__What this task involves__:
Pictures must not be retyped. Return exactly the lines from the one with "Rebuild this chart" through the one with "const p2LabelText = ['31', '1', '27'];", both included, and no others.

Records with drawing code:
※ ※ ※

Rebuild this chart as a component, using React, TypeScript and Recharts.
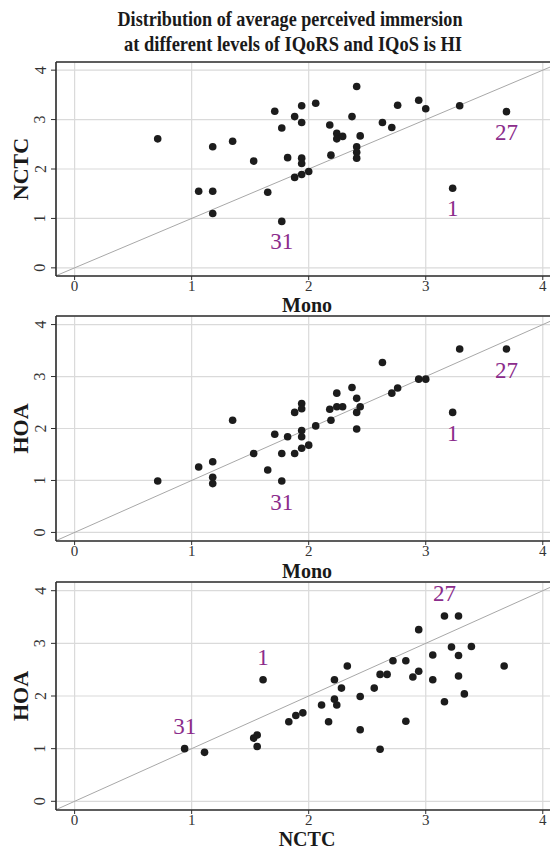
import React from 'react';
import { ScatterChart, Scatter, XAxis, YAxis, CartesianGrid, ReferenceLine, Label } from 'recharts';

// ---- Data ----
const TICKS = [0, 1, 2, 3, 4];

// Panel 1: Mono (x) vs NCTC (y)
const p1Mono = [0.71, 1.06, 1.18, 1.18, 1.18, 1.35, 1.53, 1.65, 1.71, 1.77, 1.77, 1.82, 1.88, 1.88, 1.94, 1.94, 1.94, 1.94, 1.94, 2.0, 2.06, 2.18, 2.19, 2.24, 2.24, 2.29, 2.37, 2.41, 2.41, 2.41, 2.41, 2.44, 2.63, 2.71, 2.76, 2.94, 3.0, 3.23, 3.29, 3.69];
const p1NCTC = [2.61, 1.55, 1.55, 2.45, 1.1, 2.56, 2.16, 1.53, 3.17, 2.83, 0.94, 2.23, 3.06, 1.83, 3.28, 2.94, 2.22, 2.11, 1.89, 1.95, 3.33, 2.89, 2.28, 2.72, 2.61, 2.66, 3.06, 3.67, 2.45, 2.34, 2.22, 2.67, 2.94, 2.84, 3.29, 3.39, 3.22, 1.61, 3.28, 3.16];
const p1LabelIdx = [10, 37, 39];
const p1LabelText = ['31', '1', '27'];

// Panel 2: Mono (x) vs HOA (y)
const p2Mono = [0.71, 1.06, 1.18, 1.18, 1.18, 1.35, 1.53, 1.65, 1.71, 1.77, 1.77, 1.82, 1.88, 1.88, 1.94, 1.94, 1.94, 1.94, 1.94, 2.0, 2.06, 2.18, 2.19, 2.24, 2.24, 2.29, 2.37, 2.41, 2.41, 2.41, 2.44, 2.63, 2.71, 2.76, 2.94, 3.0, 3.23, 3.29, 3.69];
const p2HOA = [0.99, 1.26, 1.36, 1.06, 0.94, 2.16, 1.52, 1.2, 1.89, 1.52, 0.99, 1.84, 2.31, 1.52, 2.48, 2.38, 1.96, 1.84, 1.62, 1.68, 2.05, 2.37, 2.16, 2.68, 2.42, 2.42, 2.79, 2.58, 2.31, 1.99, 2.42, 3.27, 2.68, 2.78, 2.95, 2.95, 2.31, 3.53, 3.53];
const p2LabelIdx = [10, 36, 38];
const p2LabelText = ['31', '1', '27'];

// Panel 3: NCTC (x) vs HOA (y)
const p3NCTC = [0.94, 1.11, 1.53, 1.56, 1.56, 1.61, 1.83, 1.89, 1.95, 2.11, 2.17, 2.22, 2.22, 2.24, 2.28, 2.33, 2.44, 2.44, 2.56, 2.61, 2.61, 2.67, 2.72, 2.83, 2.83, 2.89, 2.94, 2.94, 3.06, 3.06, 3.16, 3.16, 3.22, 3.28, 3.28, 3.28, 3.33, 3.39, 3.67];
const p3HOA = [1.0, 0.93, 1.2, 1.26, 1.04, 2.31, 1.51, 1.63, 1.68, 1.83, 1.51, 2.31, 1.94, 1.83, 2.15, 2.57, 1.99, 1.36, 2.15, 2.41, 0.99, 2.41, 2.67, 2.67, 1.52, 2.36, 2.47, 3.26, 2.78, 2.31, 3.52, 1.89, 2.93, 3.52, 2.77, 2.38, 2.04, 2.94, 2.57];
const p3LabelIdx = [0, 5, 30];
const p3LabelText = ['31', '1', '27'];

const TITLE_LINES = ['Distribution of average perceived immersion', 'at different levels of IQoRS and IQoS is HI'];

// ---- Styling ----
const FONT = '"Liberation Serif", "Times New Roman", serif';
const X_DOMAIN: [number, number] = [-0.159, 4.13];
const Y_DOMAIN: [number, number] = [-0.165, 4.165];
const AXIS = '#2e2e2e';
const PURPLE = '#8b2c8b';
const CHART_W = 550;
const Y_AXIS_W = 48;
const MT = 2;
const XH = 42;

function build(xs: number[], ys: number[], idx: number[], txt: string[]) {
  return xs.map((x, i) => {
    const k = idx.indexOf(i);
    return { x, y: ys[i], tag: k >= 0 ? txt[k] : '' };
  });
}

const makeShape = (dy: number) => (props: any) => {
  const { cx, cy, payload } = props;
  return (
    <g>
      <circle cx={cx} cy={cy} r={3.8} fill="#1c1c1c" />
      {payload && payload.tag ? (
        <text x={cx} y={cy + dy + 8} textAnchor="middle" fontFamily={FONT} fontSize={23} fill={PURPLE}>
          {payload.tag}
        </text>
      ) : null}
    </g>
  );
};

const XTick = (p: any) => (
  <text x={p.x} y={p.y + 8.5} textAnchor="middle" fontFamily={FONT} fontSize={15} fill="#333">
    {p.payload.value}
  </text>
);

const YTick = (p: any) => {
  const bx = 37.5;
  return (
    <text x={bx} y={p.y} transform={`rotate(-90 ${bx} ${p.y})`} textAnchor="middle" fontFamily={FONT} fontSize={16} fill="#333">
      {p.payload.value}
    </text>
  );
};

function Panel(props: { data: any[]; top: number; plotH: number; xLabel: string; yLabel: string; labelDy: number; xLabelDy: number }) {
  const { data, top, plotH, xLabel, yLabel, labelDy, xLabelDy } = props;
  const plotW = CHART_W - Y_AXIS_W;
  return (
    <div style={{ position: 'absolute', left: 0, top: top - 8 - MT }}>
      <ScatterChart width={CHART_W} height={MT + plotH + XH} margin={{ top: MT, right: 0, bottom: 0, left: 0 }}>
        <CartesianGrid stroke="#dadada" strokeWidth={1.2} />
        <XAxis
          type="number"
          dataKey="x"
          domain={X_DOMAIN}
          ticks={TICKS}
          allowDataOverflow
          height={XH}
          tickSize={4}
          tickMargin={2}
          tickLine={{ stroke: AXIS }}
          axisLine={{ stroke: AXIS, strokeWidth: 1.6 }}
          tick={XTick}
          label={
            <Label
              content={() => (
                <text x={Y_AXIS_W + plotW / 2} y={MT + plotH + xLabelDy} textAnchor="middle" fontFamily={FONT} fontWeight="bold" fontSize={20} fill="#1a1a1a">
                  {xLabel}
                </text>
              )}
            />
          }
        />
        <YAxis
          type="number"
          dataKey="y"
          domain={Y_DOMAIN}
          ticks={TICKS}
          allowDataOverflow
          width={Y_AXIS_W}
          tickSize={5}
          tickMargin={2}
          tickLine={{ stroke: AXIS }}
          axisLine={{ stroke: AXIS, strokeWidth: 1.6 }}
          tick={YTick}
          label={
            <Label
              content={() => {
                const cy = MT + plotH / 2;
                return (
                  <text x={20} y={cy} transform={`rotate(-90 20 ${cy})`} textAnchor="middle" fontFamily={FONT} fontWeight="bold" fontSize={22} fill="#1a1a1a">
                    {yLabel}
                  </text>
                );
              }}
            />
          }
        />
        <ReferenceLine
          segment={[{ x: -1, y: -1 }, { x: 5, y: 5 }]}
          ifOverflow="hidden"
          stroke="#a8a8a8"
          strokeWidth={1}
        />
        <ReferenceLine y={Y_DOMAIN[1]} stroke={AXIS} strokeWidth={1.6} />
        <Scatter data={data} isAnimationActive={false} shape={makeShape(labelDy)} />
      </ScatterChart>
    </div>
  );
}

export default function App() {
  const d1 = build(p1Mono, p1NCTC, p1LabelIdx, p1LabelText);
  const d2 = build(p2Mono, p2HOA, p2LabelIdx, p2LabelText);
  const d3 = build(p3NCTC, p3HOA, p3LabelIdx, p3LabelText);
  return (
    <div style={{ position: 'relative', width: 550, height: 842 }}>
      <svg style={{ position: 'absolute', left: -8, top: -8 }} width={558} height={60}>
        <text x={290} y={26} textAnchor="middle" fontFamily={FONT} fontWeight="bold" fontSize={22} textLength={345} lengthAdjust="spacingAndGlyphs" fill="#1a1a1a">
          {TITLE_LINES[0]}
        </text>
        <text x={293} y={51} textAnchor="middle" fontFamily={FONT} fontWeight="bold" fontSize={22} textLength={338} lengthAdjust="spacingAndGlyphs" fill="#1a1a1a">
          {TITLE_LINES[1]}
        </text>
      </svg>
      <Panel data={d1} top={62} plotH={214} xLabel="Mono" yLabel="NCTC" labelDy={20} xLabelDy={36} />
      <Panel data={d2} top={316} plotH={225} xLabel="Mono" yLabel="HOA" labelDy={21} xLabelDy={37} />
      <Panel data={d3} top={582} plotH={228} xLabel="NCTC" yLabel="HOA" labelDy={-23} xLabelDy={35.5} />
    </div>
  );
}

※ ※ ※

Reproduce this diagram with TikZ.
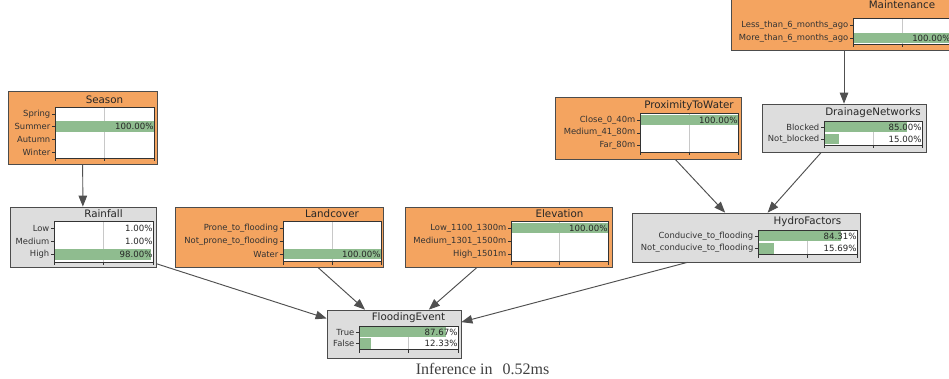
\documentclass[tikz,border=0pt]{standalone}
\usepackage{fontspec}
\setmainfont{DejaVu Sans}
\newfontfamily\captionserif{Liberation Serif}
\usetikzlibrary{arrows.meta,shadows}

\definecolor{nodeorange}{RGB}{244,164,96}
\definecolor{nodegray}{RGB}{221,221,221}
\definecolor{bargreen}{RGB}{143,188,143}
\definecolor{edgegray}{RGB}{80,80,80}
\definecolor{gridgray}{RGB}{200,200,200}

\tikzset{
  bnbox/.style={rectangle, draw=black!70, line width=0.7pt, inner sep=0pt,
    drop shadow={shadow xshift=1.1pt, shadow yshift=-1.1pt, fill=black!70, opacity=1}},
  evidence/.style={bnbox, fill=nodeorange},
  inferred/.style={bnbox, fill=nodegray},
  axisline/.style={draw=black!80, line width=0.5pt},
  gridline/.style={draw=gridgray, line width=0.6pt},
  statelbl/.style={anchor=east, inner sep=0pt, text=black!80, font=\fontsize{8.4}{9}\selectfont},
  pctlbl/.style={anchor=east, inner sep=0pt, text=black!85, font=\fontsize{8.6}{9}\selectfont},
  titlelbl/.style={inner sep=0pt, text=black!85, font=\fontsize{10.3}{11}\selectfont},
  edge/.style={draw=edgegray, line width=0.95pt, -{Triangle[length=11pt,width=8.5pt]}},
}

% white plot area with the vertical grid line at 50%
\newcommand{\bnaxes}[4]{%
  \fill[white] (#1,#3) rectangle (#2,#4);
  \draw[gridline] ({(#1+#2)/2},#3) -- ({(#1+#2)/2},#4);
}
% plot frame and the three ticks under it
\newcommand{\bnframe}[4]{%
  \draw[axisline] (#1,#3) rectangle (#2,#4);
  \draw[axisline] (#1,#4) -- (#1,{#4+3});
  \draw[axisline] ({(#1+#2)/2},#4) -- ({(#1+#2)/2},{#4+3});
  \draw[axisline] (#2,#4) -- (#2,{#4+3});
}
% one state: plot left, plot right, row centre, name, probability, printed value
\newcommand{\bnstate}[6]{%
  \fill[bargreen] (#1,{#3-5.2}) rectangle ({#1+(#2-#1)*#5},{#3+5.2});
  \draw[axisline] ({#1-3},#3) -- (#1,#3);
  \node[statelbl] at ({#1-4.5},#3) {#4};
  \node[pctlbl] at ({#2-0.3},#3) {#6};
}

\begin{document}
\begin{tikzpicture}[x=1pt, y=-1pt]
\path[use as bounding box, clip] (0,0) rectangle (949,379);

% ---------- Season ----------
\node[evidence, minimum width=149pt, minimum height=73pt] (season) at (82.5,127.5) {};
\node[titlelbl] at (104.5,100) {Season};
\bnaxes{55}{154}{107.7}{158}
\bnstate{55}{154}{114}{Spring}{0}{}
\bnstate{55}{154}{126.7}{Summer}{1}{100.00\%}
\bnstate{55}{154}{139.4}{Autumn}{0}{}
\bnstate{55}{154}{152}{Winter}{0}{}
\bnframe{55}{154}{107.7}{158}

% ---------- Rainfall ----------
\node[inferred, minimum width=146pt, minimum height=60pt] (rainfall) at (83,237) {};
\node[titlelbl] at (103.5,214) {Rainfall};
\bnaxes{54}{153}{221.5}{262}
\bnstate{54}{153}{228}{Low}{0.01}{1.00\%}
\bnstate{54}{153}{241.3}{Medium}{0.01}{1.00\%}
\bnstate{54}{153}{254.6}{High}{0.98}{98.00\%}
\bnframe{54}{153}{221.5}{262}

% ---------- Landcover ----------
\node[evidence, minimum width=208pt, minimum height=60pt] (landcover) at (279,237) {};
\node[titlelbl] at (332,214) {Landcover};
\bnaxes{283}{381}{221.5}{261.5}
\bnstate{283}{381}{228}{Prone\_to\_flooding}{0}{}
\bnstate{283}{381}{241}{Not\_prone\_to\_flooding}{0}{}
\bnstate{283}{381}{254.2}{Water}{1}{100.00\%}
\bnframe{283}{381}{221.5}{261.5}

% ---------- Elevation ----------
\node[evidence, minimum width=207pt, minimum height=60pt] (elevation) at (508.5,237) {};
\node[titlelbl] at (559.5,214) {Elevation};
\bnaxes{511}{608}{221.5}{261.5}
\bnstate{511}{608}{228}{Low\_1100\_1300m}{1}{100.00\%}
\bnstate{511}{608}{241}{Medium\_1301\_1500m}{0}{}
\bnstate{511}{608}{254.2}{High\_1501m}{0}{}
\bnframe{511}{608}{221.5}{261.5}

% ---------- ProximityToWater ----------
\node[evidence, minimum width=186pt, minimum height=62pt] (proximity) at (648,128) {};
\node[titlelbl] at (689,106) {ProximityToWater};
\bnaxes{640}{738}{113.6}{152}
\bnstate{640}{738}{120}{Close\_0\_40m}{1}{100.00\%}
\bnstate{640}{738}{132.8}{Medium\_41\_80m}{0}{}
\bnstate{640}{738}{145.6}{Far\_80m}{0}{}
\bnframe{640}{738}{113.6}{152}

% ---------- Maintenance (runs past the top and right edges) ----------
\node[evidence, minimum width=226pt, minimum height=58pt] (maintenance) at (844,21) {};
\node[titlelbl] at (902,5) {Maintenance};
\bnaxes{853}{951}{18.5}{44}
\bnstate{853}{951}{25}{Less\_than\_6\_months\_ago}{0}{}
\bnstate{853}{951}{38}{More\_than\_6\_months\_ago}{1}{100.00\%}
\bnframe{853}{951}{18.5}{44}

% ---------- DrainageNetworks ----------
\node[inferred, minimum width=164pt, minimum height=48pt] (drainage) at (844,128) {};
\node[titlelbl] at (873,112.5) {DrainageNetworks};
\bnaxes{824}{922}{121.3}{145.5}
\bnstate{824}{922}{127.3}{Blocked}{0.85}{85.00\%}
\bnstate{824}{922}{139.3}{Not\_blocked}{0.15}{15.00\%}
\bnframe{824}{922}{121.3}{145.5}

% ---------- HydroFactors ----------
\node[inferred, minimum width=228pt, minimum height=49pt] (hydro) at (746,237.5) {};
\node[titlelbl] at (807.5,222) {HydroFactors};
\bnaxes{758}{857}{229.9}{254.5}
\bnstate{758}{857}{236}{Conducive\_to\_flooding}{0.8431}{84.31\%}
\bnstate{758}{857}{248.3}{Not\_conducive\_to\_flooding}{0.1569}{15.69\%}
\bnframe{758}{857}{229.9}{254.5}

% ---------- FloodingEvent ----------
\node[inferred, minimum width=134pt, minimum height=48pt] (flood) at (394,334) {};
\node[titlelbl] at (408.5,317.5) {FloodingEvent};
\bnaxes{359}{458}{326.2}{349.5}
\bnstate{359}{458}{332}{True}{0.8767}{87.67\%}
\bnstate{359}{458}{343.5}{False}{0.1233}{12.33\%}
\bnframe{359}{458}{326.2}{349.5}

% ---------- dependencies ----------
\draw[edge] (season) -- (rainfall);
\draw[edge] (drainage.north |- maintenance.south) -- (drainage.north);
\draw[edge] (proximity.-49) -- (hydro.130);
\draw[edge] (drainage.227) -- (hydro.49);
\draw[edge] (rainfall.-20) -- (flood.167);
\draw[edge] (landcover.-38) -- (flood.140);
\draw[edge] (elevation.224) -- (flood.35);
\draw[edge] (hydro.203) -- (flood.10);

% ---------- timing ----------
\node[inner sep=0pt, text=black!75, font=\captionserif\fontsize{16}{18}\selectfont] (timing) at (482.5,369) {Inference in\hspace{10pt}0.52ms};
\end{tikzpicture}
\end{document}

※ ※ ※

__Written solution__:
Rebuild this chart as a component, using React, TypeScript and Recharts.
import React from 'react';
import { ScatterChart, Scatter, XAxis, YAxis, CartesianGrid, ReferenceLine, Label } from 'recharts';

// ---- Data ----
const TICKS = [0, 1, 2, 3, 4];

// Panel 1: Mono (x) vs NCTC (y)
const p1Mono = [0.71, 1.06, 1.18, 1.18, 1.18, 1.35, 1.53, 1.65, 1.71, 1.77, 1.77, 1.82, 1.88, 1.88, 1.94, 1.94, 1.94, 1.94, 1.94, 2.0, 2.06, 2.18, 2.19, 2.24, 2.24, 2.29, 2.37, 2.41, 2.41, 2.41, 2.41, 2.44, 2.63, 2.71, 2.76, 2.94, 3.0, 3.23, 3.29, 3.69];
const p1NCTC = [2.61, 1.55, 1.55, 2.45, 1.1, 2.56, 2.16, 1.53, 3.17, 2.83, 0.94, 2.23, 3.06, 1.83, 3.28, 2.94, 2.22, 2.11, 1.89, 1.95, 3.33, 2.89, 2.28, 2.72, 2.61, 2.66, 3.06, 3.67, 2.45, 2.34, 2.22, 2.67, 2.94, 2.84, 3.29, 3.39, 3.22, 1.61, 3.28, 3.16];
const p1LabelIdx = [10, 37, 39];
const p1LabelText = ['31', '1', '27'];

// Panel 2: Mono (x) vs HOA (y)
const p2Mono = [0.71, 1.06, 1.18, 1.18, 1.18, 1.35, 1.53, 1.65, 1.71, 1.77, 1.77, 1.82, 1.88, 1.88, 1.94, 1.94, 1.94, 1.94, 1.94, 2.0, 2.06, 2.18, 2.19, 2.24, 2.24, 2.29, 2.37, 2.41, 2.41, 2.41, 2.44, 2.63, 2.71, 2.76, 2.94, 3.0, 3.23, 3.29, 3.69];
const p2HOA = [0.99, 1.26, 1.36, 1.06, 0.94, 2.16, 1.52, 1.2, 1.89, 1.52, 0.99, 1.84, 2.31, 1.52, 2.48, 2.38, 1.96, 1.84, 1.62, 1.68, 2.05, 2.37, 2.16, 2.68, 2.42, 2.42, 2.79, 2.58, 2.31, 1.99, 2.42, 3.27, 2.68, 2.78, 2.95, 2.95, 2.31, 3.53, 3.53];
const p2LabelIdx = [10, 36, 38];
const p2LabelText = ['31', '1', '27'];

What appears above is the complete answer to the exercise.